In the study of geomorphology, folding represents one of the most visible results of compressional stress within the Earth's crust. When tectonic plates collide, the lateral pressure causes horizontal rock strata to bend rather than break, creating wave-like undulations Physical Geography by PMF IAS, Types of Mountains, p.134. These folds consist of two primary components: the anticline and the syncline. An anticline is an upwardly convex fold, resembling an arch or the letter 'A'. Conversely, a syncline is a downwardly convex fold, forming a trough or bowl-like shape. One of the most critical aspects for UPSC aspirants to master is the relative age of rock layers within these structures. In an anticline, the oldest rock strata are found at the core (the center), while the younger layers are pushed to the outer flanks. In a syncline, the pattern is reversed: the youngest rocks are preserved at the core, while the oldest layers form the outer edges of the trough Physical Geography by PMF IAS, Types of Mountains, p.134. This occurs because the layering follows the principle of superposition; as the crust buckles, the bottom-most (oldest) layers are arched up into the center of the anticline. Folds are rarely perfectly symmetrical. Depending on the intensity and direction of the compressional force, different types of fold geometries emerge:

Fold Type	Key Characteristic
Symmetrical	Both limbs incline at the same angle; the axial plane is vertical.
Asymmetrical	One limb is steeper than the other; the axial plane is inclined.
Overturned	Compressional force is so strong that one limb is pushed over the other.
Recumbent	The axial plane is essentially horizontal, as if the fold is 'lying down' Physical Geography by PMF IAS, Types of Mountains, p.134.
Nappe	In extreme cases, the fold fractures and the upper part slides forward over a thrust plane Certificate Physical and Human Geography, The Earth's Crust, p.22.

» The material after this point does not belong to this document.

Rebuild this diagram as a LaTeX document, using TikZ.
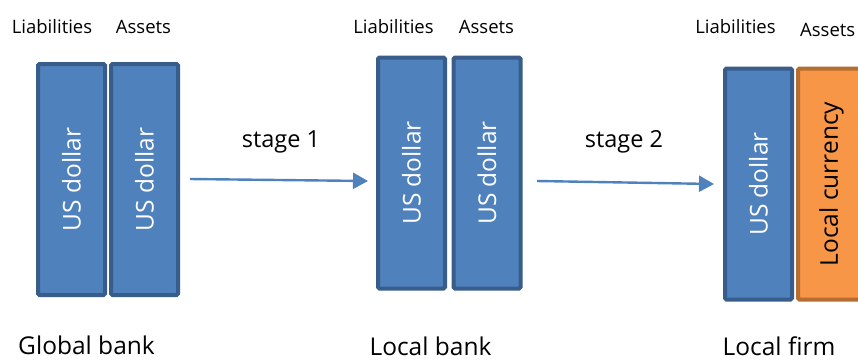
\documentclass[tikz,border=0pt]{standalone}
\usepackage{fontspec}
\setmainfont{Open Sans}
\usetikzlibrary{arrows.meta}
\definecolor{usfill}{HTML}{4F81BD}
\definecolor{usline}{HTML}{385D8A}
\definecolor{lcfill}{HTML}{F79646}
\definecolor{lcline}{HTML}{B66D31}
\begin{document}
\begin{tikzpicture}[x=1pt,y=-1pt,
  sheet/.style={draw=usline, fill=usfill, line width=4pt, rounded corners=1.5pt,
    rotate=90, minimum width=231pt, minimum height=67pt, inner sep=0pt,
    text=white, font=\fontsize{24.5}{25}\selectfont},
  localsheet/.style={sheet, draw=lcline, fill=lcfill, text=black},
  head/.style={font=\fontsize{18.5}{19}\selectfont, inner sep=0pt, anchor=base},
  stagelbl/.style={font=\fontsize{23.5}{24}\selectfont, inner sep=0pt, anchor=base},
  owner/.style={font=\fontsize{24.5}{25}\selectfont, inner sep=0pt, anchor=base},
  flow/.style={draw=usfill, line width=2.4pt, -{Triangle[length=15pt,width=16pt]}}]
\useasboundingbox (0,0) rectangle (858,360);

% Global bank balance sheet
\node[sheet] (gl) at (71.5,179.5) {US dollar};
\node[sheet] (ga) at (144.5,179.5) {US dollar};
\node[head] (glh) at (52,33) {Liabilities};
\node[head] (gah) at (143.5,33) {Assets};
\node[owner] (gname) at (86.5,354) {Global bank};

% Local bank balance sheet
\node[sheet] (bl) at (411.5,173) {US dollar};
\node[sheet] (ba) at (487,173) {US dollar};
\node[head] (blh) at (393.5,33) {Liabilities};
\node[head] (bah) at (486.5,33) {Assets};
\node[owner] (bname) at (430.5,355) {Local bank};

% Local firm balance sheet
\node[sheet] (fl) at (758.5,184) {US dollar};
\node[localsheet] (fa) at (831.5,184) {Local currency};
\node[head] (flh) at (735.5,33) {Liabilities};
\node[head, anchor=base west] (fah) at (800,36) {Assets};
\node[owner] (fname) at (779,355) {Local firm};

% Funding flows
\coordinate (s1a) at (190,179);
\coordinate (s1b) at (368,181);
\coordinate (s2a) at (537,181);
\coordinate (s2b) at (714,184);
\draw[flow] (s1a) -- (s1b);
\draw[flow] (s2a) -- (s2b);
\node[stagelbl] (st1) at (281,147) {stage 1};
\node[stagelbl] (st2) at (624,147) {stage 2};
\end{tikzpicture}
\end{document}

A classic real-world example of this intense buckling is the Himalayan range. During the Himalayan orogeny, the underthrusting of the Indian shield against the Tibetan Massif buckled the geosynclinal deposits, creating complex fold structures and even thrusting exotic blocks of rock, known as ophiolites, onto the landscape Geography of India, Physiography, p.7.

Sources: Physical Geography by PMF IAS, Types of Mountains, p.134; Certificate Physical and Human Geography, The Earth's Crust, p.22; Geography of India, Physiography, p.7

7. Solving the Original PYQ (exam-level)

Now that you have mastered the fundamental endogenic forces, you can see how they apply to real-world structural geology. When the Earth's crust is subjected to compressional stress, the rock strata undergo plastic deformation, bending into wave-like patterns rather than breaking. This question asks you to identify the specific term for the upward-arching portion of these crustal waves. By connecting your knowledge of tectonic deformation to these geometric shapes, you can easily navigate the terminology used by the UPSC.

To arrive at the correct answer, visualize the cross-section of a folded landscape. An "up fold" creates a convex arch where the rock layers slope away from the crest. As detailed in Physical Geography by PMF IAS, this specific structure is called an anticline. A useful mnemonic is to remember that an anticline often forms the shape of the letter 'A'. In these formations, the oldest rock layers are pushed into the central core, while the younger layers reside on the outer flanks. Therefore, the anticline is the definitive geological term for an up fold.

UPSC frequently uses similar-sounding geological terms to create traps, so process of elimination is vital here. A syncline is indeed a fold, but it is a downward, trough-like fold (a "U" shape), making it the opposite of an anticline. The terms graben and horst (misspelled as "horse" in the options) are common distractors because they refer to faulting rather than folding. According to Wikipedia: Horst and Graben, these are blocks of crust that have been displaced vertically along fault lines. Remember: if the rock layers are bending, it is a fold (anticline/syncline); if they are breaking and shifting, it is a fault (horst/graben).